■ Stated problem ■
A verbatim copy is needed of the lines from the one containing "Clone this diagram in TikZ." down to the one containing "(3,2) rectangle (1040,502);", inclusive. Print it with no pictures.
====== Material for the task
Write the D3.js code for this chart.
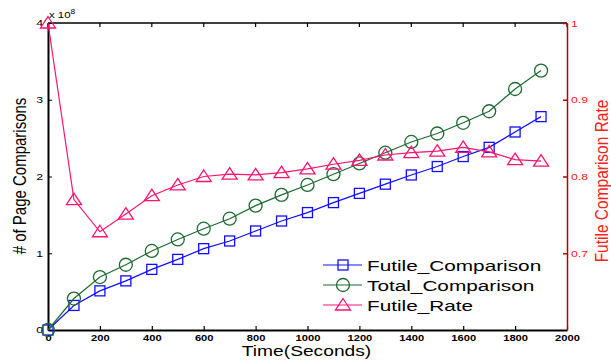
<!DOCTYPE html>
<html>
<head>
<meta charset="utf-8">
<script src="https://cdn.jsdelivr.net/npm/d3@7"></script>
<style>
  body { margin: 0; background: #fff; }
  svg text { font-family: "Liberation Sans", Arial, sans-serif; }
</style>
</head>
<body>
<svg id="chart" width="611" height="360"></svg>
<script>
var timeList = [0, 100, 200, 300, 400, 500, 600, 700, 800, 900, 1000, 1100, 1200, 1300, 1400, 1500, 1600, 1700, 1800, 1900];
// in units of 1e8
var futileList = [0, 0.32, 0.51, 0.64, 0.79, 0.92, 1.06, 1.16, 1.29, 1.42, 1.53, 1.66, 1.78, 1.90, 2.02, 2.13, 2.26, 2.38, 2.58, 2.78];
var totalList = [0, 0.41, 0.69, 0.85, 1.03, 1.18, 1.32, 1.45, 1.62, 1.76, 1.89, 2.03, 2.17, 2.31, 2.45, 2.56, 2.70, 2.85, 3.14, 3.38];
var rateList = [1.0, 0.77, 0.728, 0.751, 0.775, 0.789, 0.80, 0.803, 0.802, 0.805, 0.810, 0.816, 0.821, 0.828, 0.831, 0.833, 0.838, 0.832, 0.822, 0.820];
var xTicks = [0, 200, 400, 600, 800, 1000, 1200, 1400, 1600, 1800, 2000];
var yTicks = [0, 1, 2, 3, 4];
var rTicks = [0.7, 0.8, 0.9, 1];
var seriesNames = ["Futile_Comparison", "Total_Comparison", "Futile_Rate"];

var blue = "#1010ff", green = "#1e6b30", pink = "#ff1470", darkRed = "#b80000", red = "#ff2020";
var stretch = 1.3; // the reference's horizontal text is wide

var svg = d3.select("svg");
var margin = { top: 23, right: 44, bottom: 30, left: 48 };
var width = +svg.attr("width") - margin.left - margin.right;
var height = +svg.attr("height") - margin.top - margin.bottom;

var x = d3.scaleLinear().domain([0, 2000]).range([0, width]);
var y = d3.scaleLinear().domain([0, 4]).range([height, 0]);
var yr = d3.scaleLinear().domain([0.6, 1]).range([height, 0]);

// widen axis tick labels in place
function widen(sel, k) {
    sel.each(function () {
        var t = d3.select(this);
        var tx = +t.attr("x") || 0;
        t.attr("x", tx / k).attr("transform", "scale(" + k + ",1)");
    });
}

var g = svg.append("g")
    .attr("transform", "translate(" + margin.left + "," + margin.top + ")");

// frame: top
g.append("line").attr("x1", 0).attr("x2", width).attr("y1", 0).attr("y2", 0)
    .attr("stroke", "#000").attr("stroke-width", 1.5);
g.selectAll(".ttick").data(xTicks).enter().append("line")
    .attr("x1", function (d) { return x(d); }).attr("x2", function (d) { return x(d); })
    .attr("y1", 0).attr("y2", 4).attr("stroke", "#000").attr("stroke-width", 1.2);

// bottom axis
var xa = g.append("g")
    .attr("transform", "translate(0," + height + ")")
    .call(d3.axisBottom(x).tickValues(xTicks).tickFormat(d3.format("d")).tickSizeInner(-4).tickSizeOuter(0).tickPadding(5));
xa.select(".domain").attr("stroke-width", 2);
xa.selectAll("text").style("font-weight", "bold").style("font-size", "8.6px");
widen(xa.selectAll("text"), stretch);
xa.selectAll(".tick line").attr("stroke-width", 1.2);

// left axis
var ya = g.append("g")
    .call(d3.axisLeft(y).tickValues(yTicks).tickFormat(d3.format("d")).tickSizeInner(-4).tickSizeOuter(0).tickPadding(5));
ya.select(".domain").attr("stroke-width", 2);
ya.selectAll("text").style("font-size", "9.5px").attr("dy", "0.3em");
widen(ya.selectAll("text"), stretch);

// right axis
var ra = g.append("g")
    .attr("transform", "translate(" + width + ",0)")
    .call(d3.axisRight(yr).tickValues(rTicks).tickFormat(function (d) { return d === 1 ? "1" : d3.format(".1f")(d); })
        .tickSizeInner(-4).tickSizeOuter(0).tickPadding(4));
ra.select(".domain").attr("stroke", darkRed).attr("stroke-width", 1.5);
ra.selectAll(".tick line").attr("stroke", darkRed).attr("stroke-width", 1.5);
ra.selectAll("text").attr("fill", red).style("font-size", "9.5px");
widen(ra.selectAll("text"), stretch);

// titles
svg.append("text").attr("transform", "translate(306.5,356) scale(1.24,1)")
    .attr("text-anchor", "middle").style("font-size", "15.5px").text("Time(Seconds)");
svg.append("text").attr("transform", "translate(26,176) rotate(-90) scale(1,1.25)")
    .attr("text-anchor", "middle").style("font-size", "15px").text("# of Page Comparisons");
svg.append("text").attr("transform", "translate(608,181) rotate(-90) scale(1,1.2)")
    .attr("text-anchor", "middle").style("font-size", "15.5px").attr("fill", red).text("Futile Comparison Rate");
var exp = svg.append("text").attr("transform", "translate(49,18) scale(1.2,1)").style("font-size", "9.5px");
exp.append("tspan").text("x 10");
exp.append("tspan").attr("dy", -4).style("font-size", "7px").text("8");

// markers
function square(sel, c) {
    sel.append("rect").attr("x", -5).attr("y", -5).attr("width", 10).attr("height", 10)
        .attr("fill", "none").attr("stroke", c).attr("stroke-width", 1.3);
}
function circle(sel, c) {
    sel.append("circle").attr("r", 6.5).attr("fill", "none").attr("stroke", c).attr("stroke-width", 1.3);
}
function triangle(sel, c) {
    sel.append("path").attr("d", "M0,-6.5L7.5,5L-7.5,5Z")
        .attr("fill", "none").attr("stroke", c).attr("stroke-width", 1.3);
}

var series = [
    { vals: futileList, sc: y, color: blue, mark: square },
    { vals: totalList, sc: y, color: green, mark: circle },
    { vals: rateList, sc: yr, color: pink, mark: triangle }
];

var plot = g.append("g");
series.forEach(function (s) {
    var line = d3.line()
        .x(function (d, i) { return x(timeList[i]); })
        .y(function (d) { return s.sc(d); });
    plot.append("path").datum(s.vals)
        .attr("d", line).attr("fill", "none").attr("stroke", s.color).attr("stroke-width", 1.2);
    plot.selectAll(null).data(s.vals).enter().append("g")
        .attr("transform", function (d, i) { return "translate(" + x(timeList[i]) + "," + s.sc(d) + ")"; })
        .each(function () { s.mark(d3.select(this), s.color); });
});

// legend
var leg = svg.append("g").attr("transform", "translate(323,265)");
series.forEach(function (s, i) {
    var row = leg.append("g").attr("transform", "translate(0," + (i * 20) + ")");
    row.append("line").attr("x1", 0).attr("x2", 39).attr("stroke", s.color).attr("stroke-width", 1.2);
    var m = row.append("g").attr("transform", "translate(20,0)");
    s.mark(m, s.color);
    row.append("text").attr("transform", "translate(44,5.5) scale(1.34,1)")
        .style("font-size", "15.5px").text(seriesNames[i]);
});
</script>
</body>
</html>
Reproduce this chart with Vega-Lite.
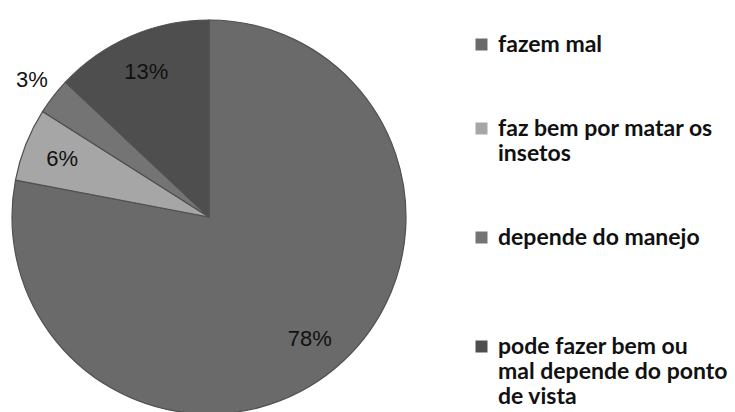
{
  "$schema": "https://vega.github.io/schema/vega-lite/v6.json",
  "width": 414,
  "height": 432,
  "padding": 0,
  "autosize": {"type": "pad"},
  "background": "white",
  "data": {
    "values": [
      {"categoria": "fazem mal", "pct": 78, "ordem": 1, "rotulo": "78%"},
      {"categoria": "faz bem por matar os insetos", "pct": 6, "ordem": 2, "rotulo": "6%"},
      {"categoria": "depende do manejo", "pct": 3, "ordem": 3, "rotulo": "3%"},
      {"categoria": "pode fazer bem ou mal depende do ponto de vista", "pct": 13, "ordem": 4, "rotulo": "13%"}
    ]
  },
  "encoding": {
    "theta": {"field": "pct", "type": "quantitative", "stack": true},
    "order": {"field": "ordem", "type": "quantitative"},
    "color": {
      "field": "categoria",
      "type": "nominal",
      "scale": {
        "domain": ["fazem mal", "faz bem por matar os insetos", "depende do manejo", "pode fazer bem ou mal depende do ponto de vista"],
        "range": ["#6a6a6a", "#a6a6a6", "#747474", "#4e4e4e"]
      },
      "legend": {
        "orient": "none",
        "legendX": 468,
        "legendY": 32,
        "title": null,
        "symbolType": "square",
        "symbolSize": 144,
        "symbolStrokeWidth": 0,
        "labelFont": "Lato",
        "labelFontSize": 23,
        "labelFontWeight": "bold",
        "labelColor": "#111111",
        "labelLimit": 400,
        "labelOffset": 5,
        "labelBaseline": "middle",
        "rowPadding": 60,
        "labelExpr": "datum.label == 'faz bem por matar os insetos' ? ['faz bem por matar os', 'insetos'] : datum.label == 'depende do manejo' ? ['depende do manejo', ''] : datum.label == 'pode fazer bem ou mal depende do ponto de vista' ? ['pode fazer bem ou', 'mal depende do ponto', 'de vista'] : datum.label"
      }
    }
  },
  "layer": [
    {
      "mark": {"type": "arc", "outerRadius": 197, "stroke": "#505050", "strokeWidth": 1.2}
    },
    {
      "mark": {"type": "text", "radius": 158, "fontSize": 22, "font": "Liberation Sans", "color": "#111111"},
      "encoding": {
        "text": {"condition": {"test": "datum.pct >= 5", "field": "rotulo"}, "value": ""},
        "color": {"value": "#111111"}
      }
    },
    {
      "mark": {"type": "text", "radius": 224, "fontSize": 22, "font": "Liberation Sans", "color": "#111111"},
      "encoding": {
        "text": {"condition": {"test": "datum.pct < 5", "field": "rotulo"}, "value": ""},
        "color": {"value": "#111111"}
      }
    }
  ],
  "config": {"view": {"stroke": null}}
}
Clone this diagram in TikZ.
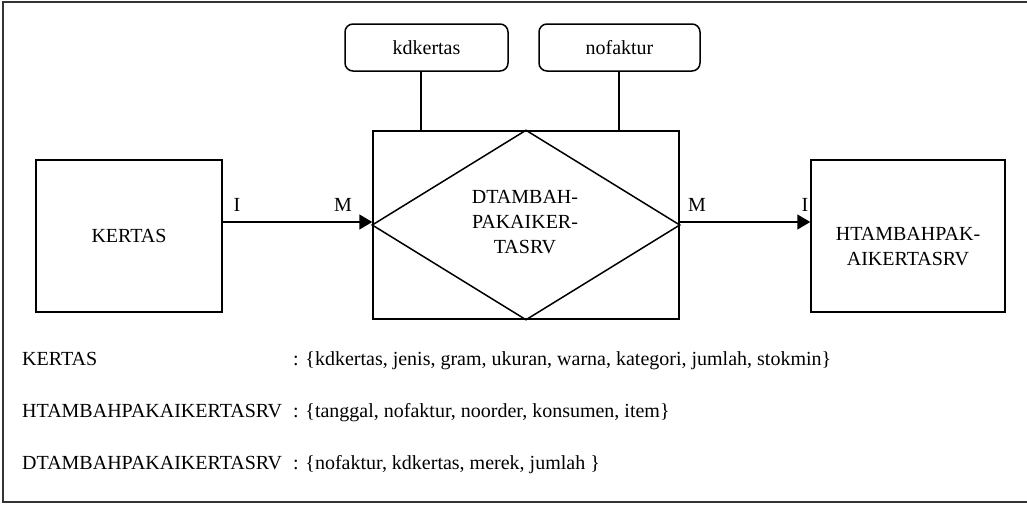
\documentclass[tikz,border=0pt]{standalone}
\usepackage{fontspec}
\setmainfont{Liberation Serif}
\usetikzlibrary{arrows.meta}
\begin{document}
\begin{tikzpicture}[x=1pt,y=-1pt,
  every node/.style={font=\fontsize{20}{25}\selectfont},
  ent/.style={draw, line width=1.5pt, inner sep=0pt},
  attr/.style={draw, line width=1.5pt, rounded corners=8pt, inner sep=0pt, minimum height=47pt},
  link/.style={line width=1.5pt},
  arr/.style={line width=1.5pt, -{Triangle[length=13pt,width=15pt]}},
  card/.style={inner sep=0pt, anchor=base},
  txt/.style={inner sep=0pt, anchor=base west}]
\useasboundingbox (0,0) rectangle (1027,504);
\clip (0,0) rectangle (1027,504);
% frame
\draw[line width=2pt, black!80] (3,2) rectangle (1040,502);

% entities and relationship
\node[ent, minimum width=186pt, minimum height=152pt] (kertas) at (129,236) {KERTAS};
\node[ent, minimum width=194pt, minimum height=152pt] (ht) at (908,236) {};
\node[inner sep=0pt, align=center] (httext) at ([yshift=-11pt]ht.center) {HTAMBAHPAK-\\AIKERTASRV};
\node[ent, minimum width=306pt, minimum height=188pt] (rel) at (526,225) {};
\draw[link] (rel.west) -- (rel.north) -- (rel.east) -- (rel.south) -- cycle;
\node[inner sep=0pt, align=center] (reltext) at (525,222) {DTAMBAH-\\PAKAIKER-\\TASRV};

% attributes
\node[attr, minimum width=163pt] (kd) at (426.5,47.5) {kdkertas};
\node[attr, minimum width=161pt] (nf) at (619.5,47.5) {nofaktur};
\draw[link] ([xshift=-5.5pt]kd.south) -- ([xshift=-5.5pt]kd.south |- rel.north);
\draw[link] ([xshift=-0.5pt]nf.south) -- ([xshift=-0.5pt]nf.south |- rel.north);

% connectors
\draw[arr] ([yshift=14pt]kertas.east) -- ([yshift=3pt]rel.west);
\draw[arr] ([yshift=3pt]rel.east) -- ([yshift=14pt]ht.west);
\node[card] (c1) at (237,211) {I};
\node[card] (c2) at (343,211) {M};
\node[card] (c3) at (697,211) {M};
\node[card] (c4) at (805,211) {I};

% table descriptions
\node[txt] (t1) at (22,365) {KERTAS};
\node[txt] (a1) at (293,365) {: \{kdkertas, jenis, gram, ukuran, warna, kategori, jumlah, stokmin\}};
\node[txt] (t2) at (22,417) {HTAMBAHPAKAIKERTASRV};
\node[txt] (a2) at (293,417) {: \{tanggal, nofaktur, noorder, konsumen, item\}};
\node[txt] (t3) at (22,469) {DTAMBAHPAKAIKERTASRV};
\node[txt] (a3) at (293,469) {: \{nofaktur, kdkertas, merek, jumlah \}};
\end{tikzpicture}
\end{document}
============
■ Complete output ■
Clone this diagram in TikZ.
\documentclass[tikz,border=0pt]{standalone}
\usepackage{fontspec}
\setmainfont{Liberation Serif}
\usetikzlibrary{arrows.meta}
\begin{document}
\begin{tikzpicture}[x=1pt,y=-1pt,
  every node/.style={font=\fontsize{20}{25}\selectfont},
  ent/.style={draw, line width=1.5pt, inner sep=0pt},
  attr/.style={draw, line width=1.5pt, rounded corners=8pt, inner sep=0pt, minimum height=47pt},
  link/.style={line width=1.5pt},
  arr/.style={line width=1.5pt, -{Triangle[length=13pt,width=15pt]}},
  card/.style={inner sep=0pt, anchor=base},
  txt/.style={inner sep=0pt, anchor=base west}]
\useasboundingbox (0,0) rectangle (1027,504);
\clip (0,0) rectangle (1027,504);
% frame
\draw[line width=2pt, black!80] (3,2) rectangle (1040,502);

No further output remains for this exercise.